Scott: I don’t think it hurts that if you’re willing to pay more taxes in France or Germany. You might have a better or more willingness for policymakers to listen to you than if you said, “We’re just going to pay taxes in California.” I think this is part of a strategic push by Facebook and others to be good global citizens. They’re going to end up having to pay digital tax somewhere anyway, so they might as well be part of that discussion and show that they are willing to participate. I think there’s a lot of skepticism in Brussels and European capitals about linking digital tax with the broader discussion. Zuckerberg, when he was in Brussels, also wanted to talk about who should police online content on social media. He was asking the Europeans in particular to create rules that Facebook would follow. That went down really badly, mostly because as much as you will be creating rules, European officials responded to him quite forthrightly, “You need to pull up your socks, you need to do more.” That’s something Facebook didn’t expect.
Wood: What comes next in this process? You said it’s the kickoff of what could be a long set of conversations.
Scott: I would say it’s not the beginning of the end, it’s the end of the beginning. By the end of this year, we’ll see more thought-out proposals that may look like laws or bills that will then lead to about two-ish years of horse trading and lobbying both between EU institutions and the companies involved. Then I would suggest maybe in 2023, at the earliest, we might get laws on the books. I’ve been doing this for a long time now, and just because you’re proposing something doesn’t mean it will come to pass. Therefore, my skepticism would be for all the high talk of AI rules and data pools and all these other things. The proof is in the pudding. Right now, Europe needs to really show us that it can do this, not just tell us.
Related links: More insight from Molly Wood
I want to note one thing about the plan to make it easier for companies to share data about EU citizens across countries without having to go through Facebook or Google. It seems like that could get challenging, given the EU’s strong privacy protections. We’ll see how they navigate that little scamper across the hot coals.
Here’s what I’m also watching in tech today:
Yesterday, I mentioned I’d be watching the Justice Department event about Section 230. The headline was U.S. Attorney General Bill Barr said that he hadn’t exactly made up his mind about whether to get rid of the 26-word statute that says internet platforms aren’t liable for the legal content their users post. He did say, however, that it was probably due for an overhaul.
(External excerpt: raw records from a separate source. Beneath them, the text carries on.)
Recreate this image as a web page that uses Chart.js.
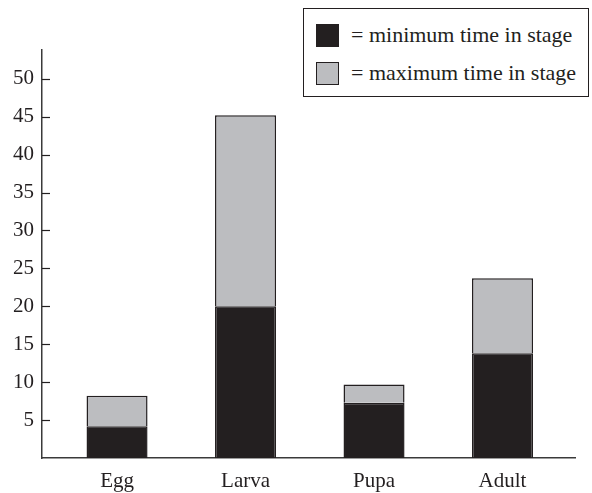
<!DOCTYPE html>
<html>
<head>
<meta charset="utf-8">
<script src="https://cdn.jsdelivr.net/npm/chart.js@4"></script>
<style>
  body { margin: 0; background: #fff; }
  #wrap { position: relative; width: 592px; height: 493px; }
  #legend {
    position: absolute; left: 303px; top: 8px; width: 286px; height: 89px;
    border: 1.5px solid #231f20; box-sizing: border-box; background: #fff;
    font-family: "Liberation Serif", serif; font-size: 22px; color: #231f20;
  }
  .row { position: absolute; left: 12px; display: flex; align-items: center; }
  .sw { width: 21px; height: 21px; border: 1px solid #231f20; margin-right: 12px; }
</style>
</head>
<body>
<div id="wrap">
  <canvas id="c"></canvas>
  <div id="legend"></div>
</div>
<script>
// stages and days spent in each
const stages = ['Egg', 'Larva', 'Pupa', 'Adult'];
const minTime = [4.2, 20, 7.3, 13.8];
const maxTime = [8.2, 45.2, 9.7, 23.7];
const yTicks = [5, 10, 15, 20, 25, 30, 35, 40, 45, 50];
const legendText = ['= minimum time in stage', '= maximum time in stage'];

const ink = '#231f20';
const grey = '#bcbdc0';
const font = { family: '"Liberation Serif", serif', size: 21 };

// little tick marks pointing into the plot
const innerTicks = {
  id: 'innerTicks',
  afterDraw(chart) {
    const { ctx, chartArea, scales } = chart;
    ctx.save();
    ctx.strokeStyle = ink;
    ctx.lineWidth = 1.2;
    for (const v of yTicks) {
      const y = Math.round(scales.y.getPixelForValue(v)) + 0.5;
      ctx.beginPath();
      ctx.moveTo(chartArea.left, y);
      ctx.lineTo(chartArea.left + 8, y);
      ctx.stroke();
    }
    ctx.restore();
  }
};

const chart = new Chart(document.getElementById('c'), {
  type: 'bar',
  data: {
    datasets: [
      {
        label: legendText[0],
        data: minTime.map((v, i) => ({ x: i, y: v })),
        backgroundColor: ink, borderColor: ink, borderWidth: 1.5
      },
      {
        // grey part sits on the black one, so it is max - min tall
        label: legendText[1],
        data: maxTime.map((v, i) => ({ x: i, y: v - minTime[i] })),
        backgroundColor: grey, borderColor: ink, borderWidth: 1.5
      }
    ]
  },
  options: {
    responsive: true,
    maintainAspectRatio: false,
    animation: false,
    barPercentage: 0.475,
    categoryPercentage: 1,
    layout: { padding: { top: 50, right: 17, left: 0, bottom: 0 } },
    plugins: { legend: { display: false }, tooltip: { enabled: false } },
    scales: {
      x: {
        type: 'linear', stacked: true, offset: false,
        min: -0.584, max: 3.564,
        grid: { display: false, drawTicks: false },
        border: { display: true, color: '#3a3a3a', width: 1.5 },
        ticks: {
          stepSize: 1, includeBounds: false, padding: 11,
          color: ink, font,
          callback: v => stages[v] || ''
        },
        afterFit: s => { s.height = 35; }
      },
      y: {
        stacked: true, min: 0, max: 53.8,
        grid: { display: false, drawTicks: false },
        border: { display: true, color: '#3a3a3a', width: 1.5 },
        ticks: {
          stepSize: 5, includeBounds: false, padding: 8,
          color: ink, font,
          callback: v => (yTicks.includes(v) ? v : '')
        },
        afterFit: s => { s.width = 42; }
      }
    }
  },
  plugins: [innerTicks]
});

// legend box drawn as html over the plot, from the datasets
const lg = document.getElementById('legend');
chart.data.datasets.forEach((ds, i) => {
  const row = document.createElement('div');
  row.className = 'row';
  row.style.top = (i === 0 ? 13 : 51) + 'px';
  const sw = document.createElement('span');
  sw.className = 'sw';
  sw.style.background = ds.backgroundColor;
  const t = document.createElement('span');
  t.textContent = ds.label;
  row.appendChild(sw);
  row.appendChild(t);
  lg.appendChild(row);
});
</script>
</body>
</html>
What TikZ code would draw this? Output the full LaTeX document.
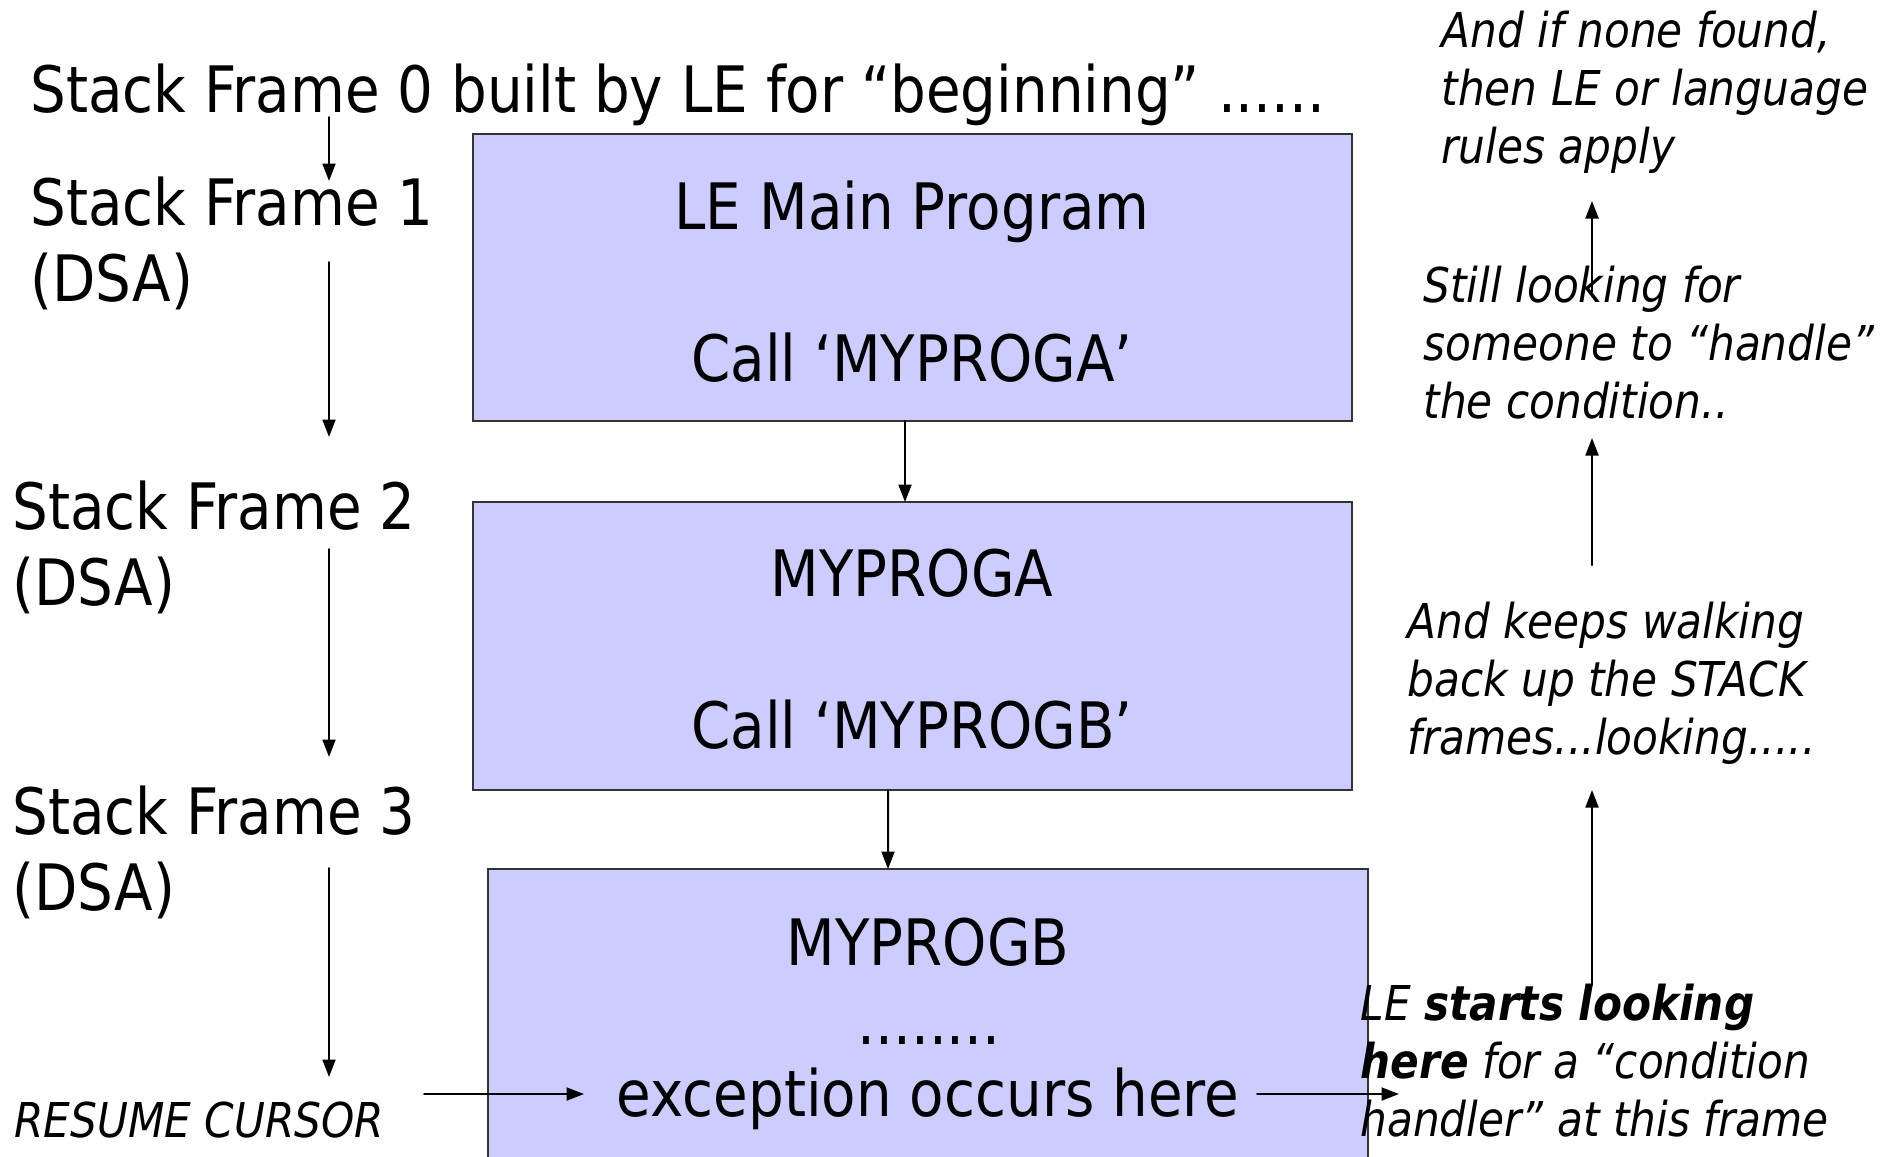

Interestingly, Mark Zuckerberg has been singing like a friendly, harmless bird in Brussels this week about how Facebook would totally welcome new regulations on AI or facial recognition, and even how it’s willing to pay more taxes. He even suggested that maybe there’s a middle ground around Section 230 that Facebook would be happy to help shape. There’s a piece in TechDirt about how, in some ways, Section 230 is the only thing that lets competition to Facebook crop up online. Letting the company suggest ways to fix it means it would likley suggest fixes that only Facebook — and maybe Google — had the means to accomplish.
Elsewhere in tech, Apple sent a cease-and-desist letter to a former employee who published a book in Germany called “App Store Confidential.” The company said it revealed business secrets, but early readers of the German-only book said it’s mostly just boring work stories.
Finally, two pieces of news about Uber. One, the company laid off 80 customer support employees in Los Angeles and closed that office altogether, according to the Los Angeles Times. The ride-share company also rolled out a new customer support feature today, described in The Verge, that lets riders report nonemergency safety issues, like bad driving, texting or weed smell, or what I would use it for, near-fatal levels of cologne.